▸ **Task statement**:
Answer with a single number: how many lines in the listing below include "that"?

::: Material supplied

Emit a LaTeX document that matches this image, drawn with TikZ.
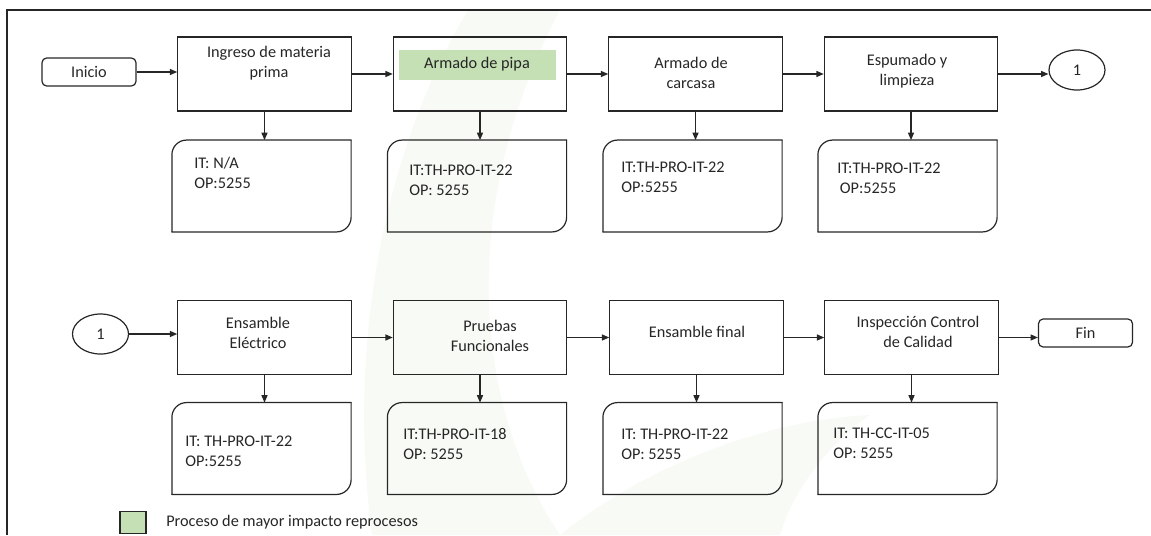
\documentclass[tikz,border=0pt]{standalone}
\usepackage{fontspec}
\setmainfont{Carlito}
\usetikzlibrary{arrows.meta,shapes.geometric}

\definecolor{linegray}{RGB}{38,38,38}
\definecolor{hilite}{RGB}{197,224,180}
\definecolor{leaf}{RGB}{248,251,245}

\begin{document}
\begin{tikzpicture}[x=0.75pt,y=-0.75pt,
  ln/.style={draw=linegray, line width=0.9pt},
  arr/.style={ln, -{Triangle[length=5.5pt,width=4.5pt]}},
  procbox/.style={ln, rectangle, minimum width=130pt, minimum height=55.5pt, inner sep=0pt},
  docbox/.style={rectangle, minimum width=134pt, minimum height=68.5pt, inner sep=0pt},
  termbox/.style={ln, rectangle, rounded corners=3.5pt, minimum width=70.5pt, minimum height=21pt, inner sep=0pt},
  conn/.style={ln, ellipse, minimum width=42pt, minimum height=30pt, inner sep=0pt},
  txt/.style={inner sep=0pt, align=center, text=linegray, font=\fontsize{12.2pt}{15pt}\selectfont},
  doctxt/.style={inner sep=0pt, align=left, anchor=west, text=linegray, font=\fontsize{12.2pt}{15pt}\selectfont},
]
\useasboundingbox (0,0) rectangle (1151,535);

% faint leaf emblem in the background
\fill[leaf] (468,10) .. controls (390,140) and (345,330) .. (372,535)
  -- (560,535) .. controls (470,400) and (460,200) .. (560,10) -- cycle;
\fill[leaf] (560,535) .. controls (640,470) and (760,420) .. (870,415)
  .. controls (820,450) and (790,500) .. (780,535) -- cycle;

% page frame
\draw[draw=linegray, line width=1.1pt] (7,535) -- (7,10) -- (1151,10);

% first row
\node[termbox] (ini) at (89,72) {};
\node[txt] (initxt) at (89,72) {Inicio};
\node[procbox] (b1) at (264.5,74) {};
\node[procbox] (b2) at (480,74) {};
\node[procbox] (b3) at (695.5,74) {};
\node[procbox] (b4) at (911,74) {};
\node[conn] (c1) at (1077,70) {};
\node[txt] (c1txt) at (1077,70) {1};

\node[rectangle, fill=hilite, minimum width=117.75pt, minimum height=22.5pt, inner sep=0pt] (hl) at (477.5,65) {};
\node[txt] (t1) at (269,63) {Ingreso de materia\\prima};
\node[txt] (t2) at (477,64) {Armado de pipa};
\node[txt] (t3) at (691,73) {Armado de\\carcasa};
\node[txt] (t4) at (907,71) {Espumado y\\limpieza};

\node[docbox] (d1) at (261.5,186) {};
\node[docbox] (d2) at (477,186) {};
\node[docbox] (d3) at (692.5,186) {};
\node[docbox] (d4) at (907.5,186) {};
\node[doctxt] (dt1) at (194,173) {IT: N/A\\OP:5255};
\node[doctxt] (dt2) at (409,180) {IT:TH-PRO-IT-22\\OP: 5255};
\node[doctxt] (dt3) at (621,177) {IT:TH-PRO-IT-22\\OP:5255};
\node[doctxt] (dt4) at (837,178) {IT:TH-PRO-IT-22\\\hspace{2pt}OP:5255};

% second row
\node[conn] (c2) at (100.5,334) {};
\node[txt] (c2txt) at (100.5,334) {1};
\node[procbox] (b5) at (264.5,337.5) {};
\node[procbox] (b6) at (480,337.5) {};
\node[procbox] (b7) at (696.5,337.5) {};
\node[procbox] (b8) at (911.5,337.5) {};
\node[termbox] (fin) at (1085.5,333) {};
\node[txt] (fintxt) at (1085.5,333) {Fin};

\node[txt] (t5) at (258,333) {Ensamble\\Eléctrico};
\node[txt] (t6) at (490,336) {Pruebas\\Funcionales};
\node[txt] (t7) at (697,332) {Ensamble final};
\node[txt] (t8) at (918,332) {Inspección Control\\de Calidad};

\node[docbox] (d5) at (261.5,448.5) {};
\node[docbox] (d6) at (477,448.5) {};
\node[docbox] (d7) at (692.5,448.5) {};
\node[docbox] (d8) at (907.5,448.5) {};
\node[doctxt] (dt5) at (185,451) {IT: TH-PRO-IT-22\\OP:5255};
\node[doctxt] (dt6) at (403,444) {IT:TH-PRO-IT-18\\OP: 5255};
\node[doctxt] (dt7) at (621,444) {IT: TH-PRO-IT-22\\OP: 5255};
\node[doctxt] (dt8) at (833,443) {IT: TH-CC-IT-05\\OP: 5255};

% document outlines: rounded top-left and bottom-right corners
\foreach \d in {d1,d2,d3,d4,d5,d6,d7,d8} {
  \draw[ln, rounded corners=11pt, line cap=round] (\d.south west) -- (\d.north west) -- (\d.north east);
  \draw[ln, rounded corners=11pt, line cap=round] (\d.north east) -- (\d.south east) -- (\d.south west);
}

% flow connectors
\draw[arr] (ini.east) -- (ini.east -| b1.west);
\draw[arr] (b1.east) -- (b2.west);
\draw[arr] (b2.east) -- (b3.west);
\draw[arr] (b3.east) -- (b4.west);
\draw[arr] (b4.east) -- (b4.east -| c1.west);
\draw[arr] (c2.east) -- (c2.east -| b5.west);
\draw[arr] (b5.east) -- (b6.west);
\draw[arr] (b6.east) -- (b7.west);
\draw[arr] (b7.east) -- (b8.west);
\draw[arr] (b8.east) -- (b8.east -| fin.west);
\foreach \b/\d in {b1/d1,b2/d2,b3/d3,b4/d4,b5/d5,b6/d6,b7/d7,b8/d8}
  \draw[arr] (\b.south) -- (\b.south |- \d.north);

% legend
\node[ln, fill=hilite, minimum width=19.5pt, minimum height=17pt, inner sep=0pt] (lg) at (133,522.5) {};
\node[doctxt] (lgtxt) at (166,522) {Proceso de mayor impacto reprocesos};
\end{tikzpicture}
\end{document}
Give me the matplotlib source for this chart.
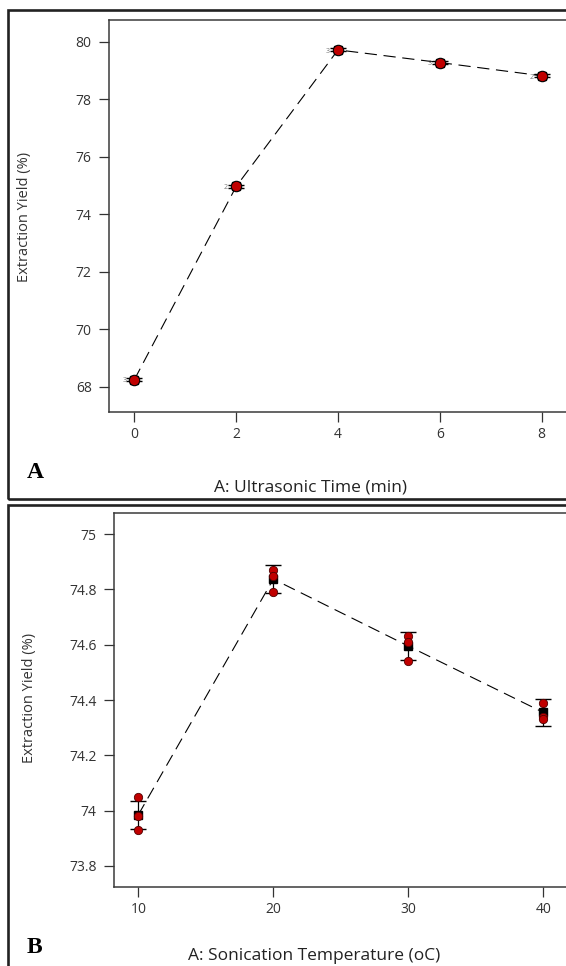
import numpy as np
import matplotlib
matplotlib.use("Agg")
import matplotlib.pyplot as plt
from matplotlib.patches import Rectangle

plt.rcParams['font.family'] = ['Open Sans', 'DejaVu Sans']

# panel A: ultrasonic time
time_min = [0, 2, 4, 6, 8]
yield_a = [68.25, 74.97, 79.72, 79.28, 78.82]
lsd_a = [0.05, 0.05, 0.05, 0.05, 0.05]
count_a = ['3', '2', '3', '3', '2']

# panel B: sonication temperature
temp_c = [10, 20, 30, 40]
pred_b = [73.985, 74.837, 74.595, 74.355]
lsd_b = [0.05, 0.05, 0.05, 0.05]
runs_b = [[74.05, 73.98, 73.93],
          [74.87, 74.85, 74.79],
          [74.63, 74.61, 74.54],
          [74.39, 74.34, 74.33]]

W, H = 566, 966
fig = plt.figure(figsize=(W / 100, H / 100), dpi=100)


def px_axes(left, top, right, bottom):
    return fig.add_axes([left / W, 1 - bottom / H, (right - left) / W, (bottom - top) / H])


def style(ax):
    for s in ax.spines.values():
        s.set_color('#3a3a3a')
        s.set_linewidth(1.1)
    ax.tick_params(direction='out', length=7.5, width=0.9, color='#333333',
                   labelcolor='#333333', labelsize=10)
    ax.tick_params(axis='y', pad=5)
    ax.tick_params(axis='x', pad=3.5)


# outer frames
fig.patches.append(Rectangle((8 / W, 1 - 499 / H), 600 / W, 489 / H, transform=fig.transFigure,
                             fill=False, edgecolor='#222222', linewidth=1.9))
fig.patches.append(Rectangle((8 / W, 1 - 1000 / H), 600 / W, 495 / H, transform=fig.transFigure,
                             fill=False, edgecolor='#222222', linewidth=1.9))

# ---- panel A
axa = px_axes(109, 20, 567, 412)
style(axa)
axa.plot(time_min, yield_a, color='black', lw=0.8, dashes=(11, 6), zorder=2)
axa.errorbar(time_min, yield_a, yerr=lsd_a, fmt='none', ecolor='black', elinewidth=0.9,
             capsize=6, capthick=1.0, zorder=3)
axa.plot(time_min, yield_a, 's', color='black', markersize=6, zorder=4)
axa.plot(time_min, yield_a, 'o', markerfacecolor='#c00000', markeredgecolor='black',
         markeredgewidth=0.8, markersize=7.5, zorder=5)
for x, y, c in zip(time_min, yield_a, count_a):
    axa.text(x - 0.2, y - 0.05, c, fontsize=5, color='#777777', ha='center', va='center', zorder=6)
axa.set_xlim(-0.5, 8.5)
axa.set_ylim(67.12, 80.76)
axa.set_xticks([0, 2, 4, 6, 8])
axa.set_yticks([68, 70, 72, 74, 76, 78, 80])

fig.text(25 / W, 1 - 217 / H, 'Extraction Yield (%)', rotation=90, ha='center', va='center',
         fontsize=10.5, color='#333333')
fig.text(310 / W, 1 - 488 / H, 'A: Ultrasonic Time (min)', ha='center', va='center',
         fontsize=12.5, color='#222222')
fig.text(27 / W, 1 - 478 / H, 'A', fontsize=17, fontweight='bold', family='Liberation Serif',
         ha='left', va='baseline', color='black')

# ---- panel B
axb = px_axes(114, 513, 567, 887)
style(axb)
axb.plot(temp_c, pred_b, color='black', lw=0.8, dashes=(11, 6), zorder=2)
axb.errorbar(temp_c, pred_b, yerr=lsd_b, fmt='none', ecolor='black', elinewidth=0.9,
             capsize=6, capthick=1.0, zorder=3)
axb.plot(temp_c, pred_b, 's', color='black', markersize=6, zorder=4)
for x, ys in zip(temp_c, runs_b):
    axb.plot([x] * len(ys), ys, 'o', markerfacecolor='#c00000', markeredgecolor='#500000',
             markeredgewidth=0.6, markersize=6, zorder=5)
axb.set_xlim(8.2, 41.75)
axb.set_ylim(73.724, 75.076)
axb.set_xticks([10, 20, 30, 40])
axb.set_yticks([73.8, 74, 74.2, 74.4, 74.6, 74.8, 75])
axb.set_yticklabels(['73.8', '74', '74.2', '74.4', '74.6', '74.8', '75'])

fig.text(29 / W, 1 - 698 / H, 'Extraction Yield (%)', rotation=90, ha='center', va='center',
         fontsize=10.5, color='#333333')
fig.text(314 / W, 1 - 956 / H, 'A: Sonication Temperature (oC)', ha='center', va='center',
         fontsize=12.5, color='#222222')
fig.text(27 / W, 1 - 953 / H, 'B', fontsize=17, fontweight='bold', family='Liberation Serif',
         ha='left', va='baseline', color='black')

fig.savefig('out.png', dpi=100)
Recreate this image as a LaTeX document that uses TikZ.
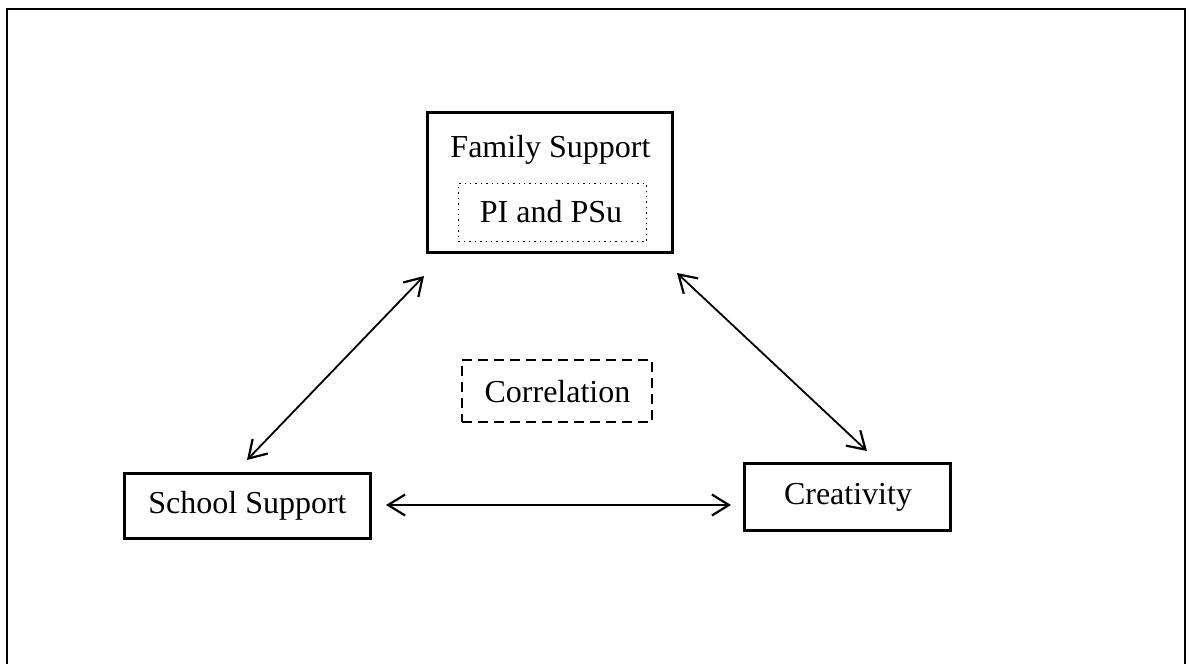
\documentclass[tikz,border=0pt]{standalone}
\usepackage{fontspec}
\setmainfont{Liberation Serif}
\usetikzlibrary{arrows.meta}
\begin{document}
\begin{tikzpicture}[x=0.5pt,y=-0.5pt,
  frame/.style={draw, line width=1pt},
  thickbox/.style={draw, line width=1.7pt, inner sep=0pt},
  dotbox/.style={draw, line width=0.7pt, dotted, inner sep=0pt},
  dashbox/.style={draw, line width=0.8pt, dash pattern=on 5pt off 3pt, inner sep=0pt},
  lbl/.style={anchor=base, inner sep=0pt, font=\fontsize{16}{19}\selectfont},
  barb/.style={Straight Barb[length=8.5pt,width=10.5pt,line width=1.1pt]},
  link/.style={line width=0.9pt, {Straight Barb[length=8.5pt,width=10.5pt,line width=1.1pt]}-{Straight Barb[length=8.5pt,width=10.5pt,line width=1.1pt]}}]
\clip (0,0) rectangle (1190,664);
\useasboundingbox (0,0) rectangle (1190,664);

% open page frame
\draw[frame] (7,690) -- (7,8.5) -- (1184.5,8.5) -- (1184.5,690);

% boxes
\node[thickbox, minimum width=122.5pt, minimum height=70pt] (fam) at (550,182.5) {};
\node[dotbox, minimum width=94pt, minimum height=29pt] (pi) at (552.5,212.5) {};
\node[thickbox, minimum width=123pt, minimum height=32.5pt] (school) at (247.5,506) {};
\node[thickbox, minimum width=103pt, minimum height=33.5pt] (creat) at (847.5,497) {};
\node[dashbox, minimum width=95pt, minimum height=31pt] (corr) at (557,391) {};

% labels
\node[lbl] (famlbl) at (550.5,157) {Family Support};
\node[lbl] (pilbl) at (551,222) {PI and PSu};
\node[lbl] (schoollbl) at (247.5,513) {School Support};
\node[lbl] (creatlbl) at (848,504) {Creativity};
\node[lbl] (corrlbl) at (557.5,402) {Correlation};

% arrow end points
\coordinate (famL) at (424,276);
\coordinate (schoolT) at (247,460);
\coordinate (famR) at (677,273);
\coordinate (creatT) at (867,451);
\coordinate (schoolR) at (386,505);
\coordinate (creatL) at (731,505);

\draw[link] (famL) -- (schoolT);
\draw[link] (famR) -- (creatT);
\draw[link] (schoolR) -- (creatL);
\end{tikzpicture}
\end{document}
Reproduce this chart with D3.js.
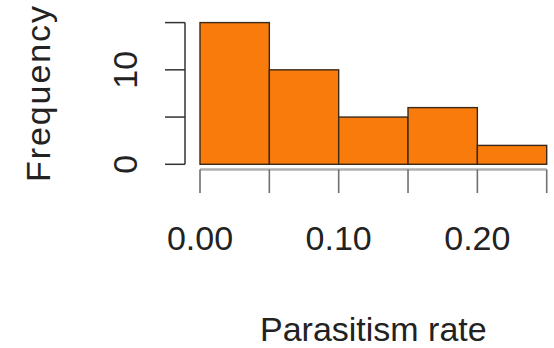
<!DOCTYPE html>
<html>
<head>
<meta charset="utf-8">
<script src="https://cdn.jsdelivr.net/npm/d3@7"></script>
<style>
  body { margin: 0; background: #fff; }
  text { font-family: "Liberation Sans", Arial, sans-serif; fill: #222; }
</style>
</head>
<body>
<div id="chart"></div>
<script>
// histogram data: bin edges and counts
var binEdges = [0, 0.05, 0.10, 0.15, 0.20, 0.25];
var counts = [15, 10, 5, 6, 2];
var xTickValues = [0, 0.05, 0.10, 0.15, 0.20, 0.25];
var xTickLabels = [0, 0.10, 0.20];
var yTickValues = [0, 5, 10, 15];
var yTickLabels = [0, 10];

var width = 554;
var height = 348;
var margin = ({ top: 22.6, right: 7.3, bottom: 183.7, left: 200 });

var bins = counts.map((c, i) => ({ x0: binEdges[i], x1: binEdges[i + 1], n: c }));

var svg = d3.select("#chart").append("svg")
  .attr("width", width)
  .attr("height", height);

var xScale = d3.scaleLinear()
  .domain([0, 0.25])
  .range([margin.left, width - margin.right]);

var yScale = d3.scaleLinear()
  .domain([0, 15])
  .range([height - margin.bottom, margin.top]);

var fontSize = 34;

// bars
svg.append("g")
  .selectAll("rect")
  .data(bins)
  .join("rect")
  .attr("x", d => xScale(d.x0))
  .attr("y", d => yScale(d.n))
  .attr("width", d => xScale(d.x1) - xScale(d.x0))
  .attr("height", d => yScale(0) - yScale(d.n))
  .attr("fill", "#f97b0b")
  .attr("stroke", "#3a2a1a")
  .attr("stroke-width", 1.4);

// x axis (gray, offset below bars)
var xAxisY = 169.5;
var xg = svg.append("g");
xg.append("line")
  .attr("x1", xScale(0)).attr("x2", xScale(0.25))
  .attr("y1", xAxisY).attr("y2", xAxisY)
  .attr("stroke", "#b0b0b0").attr("stroke-width", 2.5);
xg.selectAll("line.tick")
  .data(xTickValues)
  .join("line")
  .attr("class", "tick")
  .attr("x1", d => xScale(d)).attr("x2", d => xScale(d))
  .attr("y1", xAxisY).attr("y2", 193)
  .attr("stroke", "#707070").attr("stroke-width", 1.6);
xg.selectAll("text")
  .data(xTickLabels)
  .join("text")
  .attr("x", d => xScale(d))
  .attr("y", 250)
  .attr("text-anchor", "middle")
  .attr("font-size", fontSize)
  .text(d => d3.format(".2f")(d));

// y axis
var yAxisX = 185;
var yg = svg.append("g");
yg.append("line")
  .attr("x1", yAxisX).attr("x2", yAxisX)
  .attr("y1", yScale(0)).attr("y2", yScale(15))
  .attr("stroke", "#333").attr("stroke-width", 1.5);
yg.selectAll("line.tick")
  .data(yTickValues)
  .join("line")
  .attr("class", "tick")
  .attr("x1", yAxisX - 20).attr("x2", yAxisX)
  .attr("y1", d => yScale(d)).attr("y2", d => yScale(d))
  .attr("stroke", "#333").attr("stroke-width", 1.5);
yg.selectAll("text")
  .data(yTickLabels)
  .join("text")
  .attr("transform", d => "translate(137," + yScale(d) + ") rotate(-90)")
  .attr("text-anchor", "middle")
  .attr("font-size", fontSize)
  .text(d => d);

// axis titles
svg.append("text")
  .attr("x", (xScale(0) + xScale(0.25)) / 2)
  .attr("y", 340.5)
  .attr("text-anchor", "middle")
  .attr("font-size", fontSize)
  .text("Parasitism rate");

svg.append("text")
  .attr("transform", "translate(50,94) rotate(-90)")
  .attr("text-anchor", "middle")
  .attr("font-size", fontSize)
  .attr("textLength", 176)
  .attr("lengthAdjust", "spacing")
  .text("Frequency");
</script>
</body>
</html>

::::::

▸ **Answer to this task**:
2